### TASK DIRECTIONS
Every line of the material is to be quoted verbatim, minus the pictures.

### SUPPLIED INFORMATION
====

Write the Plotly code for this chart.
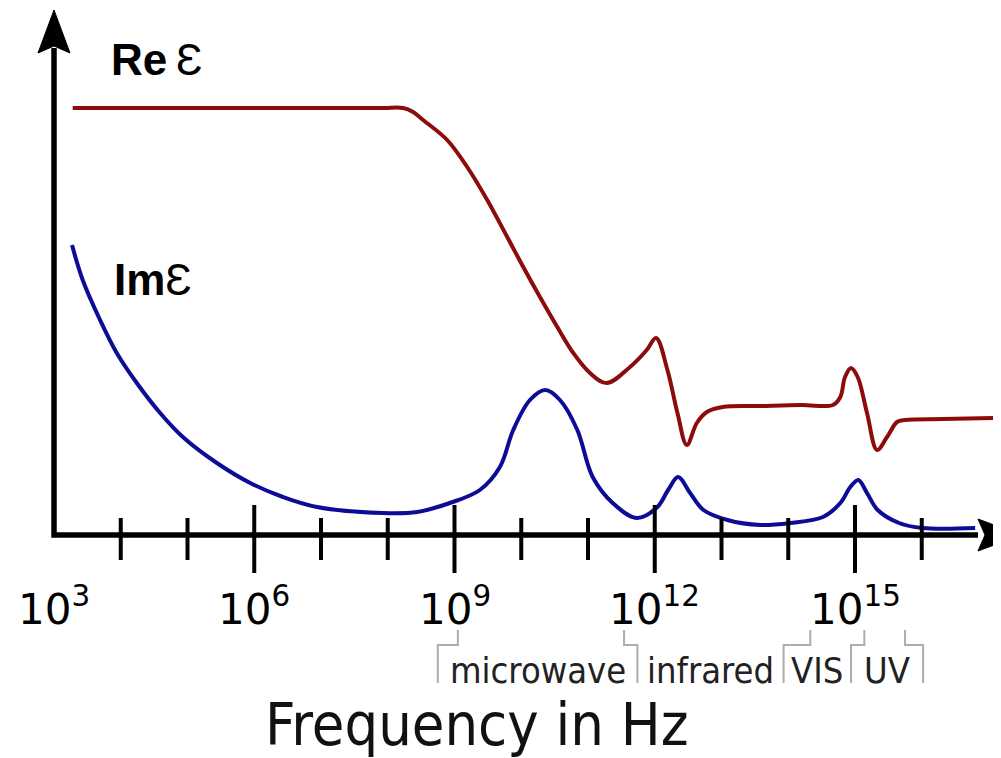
import plotly.graph_objects as go

# ---------------- data (x: log10 of frequency in Hz, y: permittivity, arbitrary units) ----------------
re_log_f = [3.28, 7.50, 7.95, 8.23, 8.38, 8.53, 8.89, 9.19, 9.49, 9.79, 10.03, 10.28, 10.54, 10.78, 11.03,
            11.28, 11.63, 11.88, 12.02, 12.19, 12.34, 12.48, 12.63, 12.78, 13.02, 13.58, 14.20,
            14.67, 14.78, 14.85, 14.94, 15.04, 15.18, 15.33, 15.48, 15.63, 15.75, 16.30, 17.07]
re_eps = [427, 427, 427, 427, 423, 415, 395, 368, 335, 298, 268, 238, 208, 182, 162,
          152, 168, 185, 197, 165, 122, 90, 112, 123, 128, 129, 130,
          130, 138, 158, 167, 158, 122, 85, 98, 113, 115, 116, 117]

im_log_f = [3.27, 3.43, 3.69, 3.94, 4.24, 4.59, 4.93, 5.44, 5.94, 6.43, 6.94, 7.93, 8.44, 8.93,
            9.38, 9.68, 9.88, 10.13, 10.36, 10.58, 10.84, 11.07, 11.37, 11.73, 12.04, 12.20,
            12.35, 12.53, 12.73, 13.09, 13.58, 14.03, 14.52, 14.78, 14.93, 15.05, 15.18, 15.34,
            15.66, 16.01, 16.80]
im_eps = [290, 255, 215, 182, 152, 122, 98, 72, 52, 38, 28, 22, 23, 32,
          45, 68, 105, 135, 145, 135, 105, 58, 32, 17, 28, 45,
          58, 42, 25, 15, 10, 12, 18, 32, 48, 55, 42, 25,
          12, 7, 7]

major_decades = [3, 6, 9, 12, 15]
major_labels = ["10<sup>3</sup>", "10<sup>6</sup>", "10<sup>9</sup>", "10<sup>12</sup>", "10<sup>15</sup>"]
minor_decades = [4, 5, 7, 8, 10, 11, 13, 14, 16]

band_names = ["microwave", "infrared", "VIS", "UV"]
band_edges = [9.05, 11.54, 14.33, 15.14, 15.75]          # log10 Hz, where brackets leave the axis

# ---------------- layout constants ----------------
W, H = 993, 750           # page body adds an 8 px margin
PX_PER_DECADE = 66.75
X0_PX = 46                # figure pixel position of 10^3
AXIS_Y_PX = 527           # figure pixel row of the frequency axis
x_range = [3 - X0_PX / PX_PER_DECADE, 3 + (W - X0_PX) / PX_PER_DECADE]
y_range = [AXIS_Y_PX - H, AXIS_Y_PX]

label_box_edges = [8.75, 11.74, 13.93, 14.94, 16.02]     # where the bracket legs reach the labels
RED = "#8c0c0c"
BLUE = "#0c0c96"
BLACK = "#000000"
GRAY = "#adadad"

fig = go.Figure()
fig.add_trace(go.Scatter(x=re_log_f, y=re_eps, mode="lines", name="Re ε",
                         line=dict(color=RED, width=4, shape="spline", smoothing=1.0)))
fig.add_trace(go.Scatter(x=im_log_f, y=im_eps, mode="lines", name="Im ε",
                         line=dict(color=BLUE, width=4, shape="spline", smoothing=1.0)))

shapes = []
x_start = major_decades[0]
x_end = 3 + (970 - X0_PX) / PX_PER_DECADE
y_top = 487
# axes (corner path)
shapes.append(dict(type="path", xref="x", yref="y",
                   path=f"M{x_end},0 L{x_start},0 L{x_start},{y_top}",
                   line=dict(color=BLACK, width=5.5)))
# arrow heads (pixel sized)
shapes.append(dict(type="path", xref="x", yref="y", xsizemode="pixel", ysizemode="pixel",
                   xanchor=x_start, yanchor=525,
                   path="M0,0 L-16,-43 L0,-36 L16,-43 Z",
                   fillcolor=BLACK, line=dict(color=BLACK, width=1)))
shapes.append(dict(type="path", xref="x", yref="y", xsizemode="pixel", ysizemode="pixel",
                   xanchor=3 + (1013 - X0_PX) / PX_PER_DECADE, yanchor=0,
                   path="M0,0 L-43,16 L-36,0 L-43,-16 Z",
                   fillcolor=BLACK, line=dict(color=BLACK, width=1)))
# ticks
for d in minor_decades:
    shapes.append(dict(type="line", xref="x", yref="y", ysizemode="pixel", yanchor=0,
                       x0=d, x1=d, y0=-25, y1=17, line=dict(color=BLACK, width=4)))
for d in major_decades[1:]:
    shapes.append(dict(type="line", xref="x", yref="y", ysizemode="pixel", yanchor=0,
                       x0=d, x1=d, y0=-38, y1=30, line=dict(color=BLACK, width=4)))
# band brackets
for e, b in zip(band_edges, label_box_edges):
    shapes.append(dict(type="path", xref="x", yref="y",
                       path=f"M{e},-95 L{e},-110 L{b},-110 L{b},-148",
                       line=dict(color=GRAY, width=2)))

annotations = []
for d, t in zip(major_decades, major_labels):
    annotations.append(dict(x=d, y=-71, xref="x", yref="y", text=t, showarrow=False,
                            xanchor="center", yanchor="middle",
                            font=dict(family="DejaVu Sans", size=42, color=BLACK)))
for i, name in enumerate(band_names):
    xc = (label_box_edges[i] + label_box_edges[i + 1]) / 2
    annotations.append(dict(x=xc, y=-135, xref="x", yref="y", text=name, showarrow=False,
                            xanchor="center", yanchor="middle",
                            font=dict(family="DejaVu Sans Condensed, DejaVu Sans", size=36, color="#222222")))
annotations.append(dict(x=9.34, y=-189, xref="x", yref="y", text="Frequency in Hz", showarrow=False,
                        xanchor="center", yanchor="middle",
                        font=dict(family="DejaVu Sans Condensed, DejaVu Sans", size=59, color="#111111")))
annotations.append(dict(x=4.54, y=476, xref="x", yref="y", text="<b>Re</b>\u2009Ɛ", showarrow=False,
                        xanchor="center", yanchor="middle",
                        font=dict(family="Liberation Sans, DejaVu Sans", size=44, color=BLACK)))
annotations.append(dict(x=4.476, y=255.5, xref="x", yref="y", text="<b>Im</b>Ɛ", showarrow=False,
                        xanchor="center", yanchor="middle",
                        font=dict(family="Liberation Sans, DejaVu Sans", size=44, color=BLACK)))

fig.update_layout(width=W, height=H, margin=dict(l=0, r=0, t=0, b=0),
                  paper_bgcolor="white", plot_bgcolor="white", showlegend=False,
                  xaxis=dict(range=x_range, visible=False, fixedrange=True),
                  yaxis=dict(range=y_range, visible=False, fixedrange=True),
                  shapes=shapes, annotations=annotations)
fig.write_html("out.html")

====

### WRITTEN SOLUTION
Write the Plotly code for this chart.
import plotly.graph_objects as go

# ---------------- data (x: log10 of frequency in Hz, y: permittivity, arbitrary units) ----------------
re_log_f = [3.28, 7.50, 7.95, 8.23, 8.38, 8.53, 8.89, 9.19, 9.49, 9.79, 10.03, 10.28, 10.54, 10.78, 11.03,
            11.28, 11.63, 11.88, 12.02, 12.19, 12.34, 12.48, 12.63, 12.78, 13.02, 13.58, 14.20,
            14.67, 14.78, 14.85, 14.94, 15.04, 15.18, 15.33, 15.48, 15.63, 15.75, 16.30, 17.07]
re_eps = [427, 427, 427, 427, 423, 415, 395, 368, 335, 298, 268, 238, 208, 182, 162,
          152, 168, 185, 197, 165, 122, 90, 112, 123, 128, 129, 130,
          130, 138, 158, 167, 158, 122, 85, 98, 113, 115, 116, 117]

im_log_f = [3.27, 3.43, 3.69, 3.94, 4.24, 4.59, 4.93, 5.44, 5.94, 6.43, 6.94, 7.93, 8.44, 8.93,
            9.38, 9.68, 9.88, 10.13, 10.36, 10.58, 10.84, 11.07, 11.37, 11.73, 12.04, 12.20,
            12.35, 12.53, 12.73, 13.09, 13.58, 14.03, 14.52, 14.78, 14.93, 15.05, 15.18, 15.34,
            15.66, 16.01, 16.80]
im_eps = [290, 255, 215, 182, 152, 122, 98, 72, 52, 38, 28, 22, 23, 32,
          45, 68, 105, 135, 145, 135, 105, 58, 32, 17, 28, 45,
          58, 42, 25, 15, 10, 12, 18, 32, 48, 55, 42, 25,
          12, 7, 7]

major_decades = [3, 6, 9, 12, 15]
major_labels = ["10<sup>3</sup>", "10<sup>6</sup>", "10<sup>9</sup>", "10<sup>12</sup>", "10<sup>15</sup>"]
minor_decades = [4, 5, 7, 8, 10, 11, 13, 14, 16]

band_names = ["microwave", "infrared", "VIS", "UV"]
band_edges = [9.05, 11.54, 14.33, 15.14, 15.75]          # log10 Hz, where brackets leave the axis

# ---------------- layout constants ----------------
W, H = 993, 750           # page body adds an 8 px margin
PX_PER_DECADE = 66.75
X0_PX = 46                # figure pixel position of 10^3
AXIS_Y_PX = 527           # figure pixel row of the frequency axis
x_range = [3 - X0_PX / PX_PER_DECADE, 3 + (W - X0_PX) / PX_PER_DECADE]
y_range = [AXIS_Y_PX - H, AXIS_Y_PX]

label_box_edges = [8.75, 11.74, 13.93, 14.94, 16.02]     # where the bracket legs reach the labels
RED = "#8c0c0c"
BLUE = "#0c0c96"
BLACK = "#000000"
GRAY = "#adadad"

fig = go.Figure()
fig.add_trace(go.Scatter(x=re_log_f, y=re_eps, mode="lines", name="Re ε",
                         line=dict(color=RED, width=4, shape="spline", smoothing=1.0)))
fig.add_trace(go.Scatter(x=im_log_f, y=im_eps, mode="lines", name="Im ε",
                         line=dict(color=BLUE, width=4, shape="spline", smoothing=1.0)))

shapes = []
x_start = major_decades[0]
x_end = 3 + (970 - X0_PX) / PX_PER_DECADE
y_top = 487
# axes (corner path)
shapes.append(dict(type="path", xref="x", yref="y",
                   path=f"M{x_end},0 L{x_start},0 L{x_start},{y_top}",
                   line=dict(color=BLACK, width=5.5)))
# arrow heads (pixel sized)
shapes.append(dict(type="path", xref="x", yref="y", xsizemode="pixel", ysizemode="pixel",
                   xanchor=x_start, yanchor=525,
                   path="M0,0 L-16,-43 L0,-36 L16,-43 Z",
                   fillcolor=BLACK, line=dict(color=BLACK, width=1)))
shapes.append(dict(type="path", xref="x", yref="y", xsizemode="pixel", ysizemode="pixel",
                   xanchor=3 + (1013 - X0_PX) / PX_PER_DECADE, yanchor=0,
                   path="M0,0 L-43,16 L-36,0 L-43,-16 Z",
                   fillcolor=BLACK, line=dict(color=BLACK, width=1)))
# ticks
for d in minor_decades:
    shapes.append(dict(type="line", xref="x", yref="y", ysizemode="pixel", yanchor=0,
                       x0=d, x1=d, y0=-25, y1=17, line=dict(color=BLACK, width=4)))
for d in major_decades[1:]:
    shapes.append(dict(type="line", xref="x", yref="y", ysizemode="pixel", yanchor=0,
                       x0=d, x1=d, y0=-38, y1=30, line=dict(color=BLACK, width=4)))
# band brackets
for e, b in zip(band_edges, label_box_edges):
    shapes.append(dict(type="path", xref="x", yref="y",
                       path=f"M{e},-95 L{e},-110 L{b},-110 L{b},-148",
                       line=dict(color=GRAY, width=2)))

annotations = []
for d, t in zip(major_decades, major_labels):
    annotations.append(dict(x=d, y=-71, xref="x", yref="y", text=t, showarrow=False,
                            xanchor="center", yanchor="middle",
                            font=dict(family="DejaVu Sans", size=42, color=BLACK)))
for i, name in enumerate(band_names):
    xc = (label_box_edges[i] + label_box_edges[i + 1]) / 2
    annotations.append(dict(x=xc, y=-135, xref="x", yref="y", text=name, showarrow=False,
                            xanchor="center", yanchor="middle",
                            font=dict(family="DejaVu Sans Condensed, DejaVu Sans", size=36, color="#222222")))
annotations.append(dict(x=9.34, y=-189, xref="x", yref="y", text="Frequency in Hz", showarrow=False,
                        xanchor="center", yanchor="middle",
                        font=dict(family="DejaVu Sans Condensed, DejaVu Sans", size=59, color="#111111")))
annotations.append(dict(x=4.54, y=476, xref="x", yref="y", text="<b>Re</b>\u2009Ɛ", showarrow=False,
                        xanchor="center", yanchor="middle",
                        font=dict(family="Liberation Sans, DejaVu Sans", size=44, color=BLACK)))
annotations.append(dict(x=4.476, y=255.5, xref="x", yref="y", text="<b>Im</b>Ɛ", showarrow=False,
                        xanchor="center", yanchor="middle",
                        font=dict(family="Liberation Sans, DejaVu Sans", size=44, color=BLACK)))

fig.update_layout(width=W, height=H, margin=dict(l=0, r=0, t=0, b=0),
                  paper_bgcolor="white", plot_bgcolor="white", showlegend=False,
                  xaxis=dict(range=x_range, visible=False, fixedrange=True),
                  yaxis=dict(range=y_range, visible=False, fixedrange=True),
                  shapes=shapes, annotations=annotations)
fig.write_html("out.html")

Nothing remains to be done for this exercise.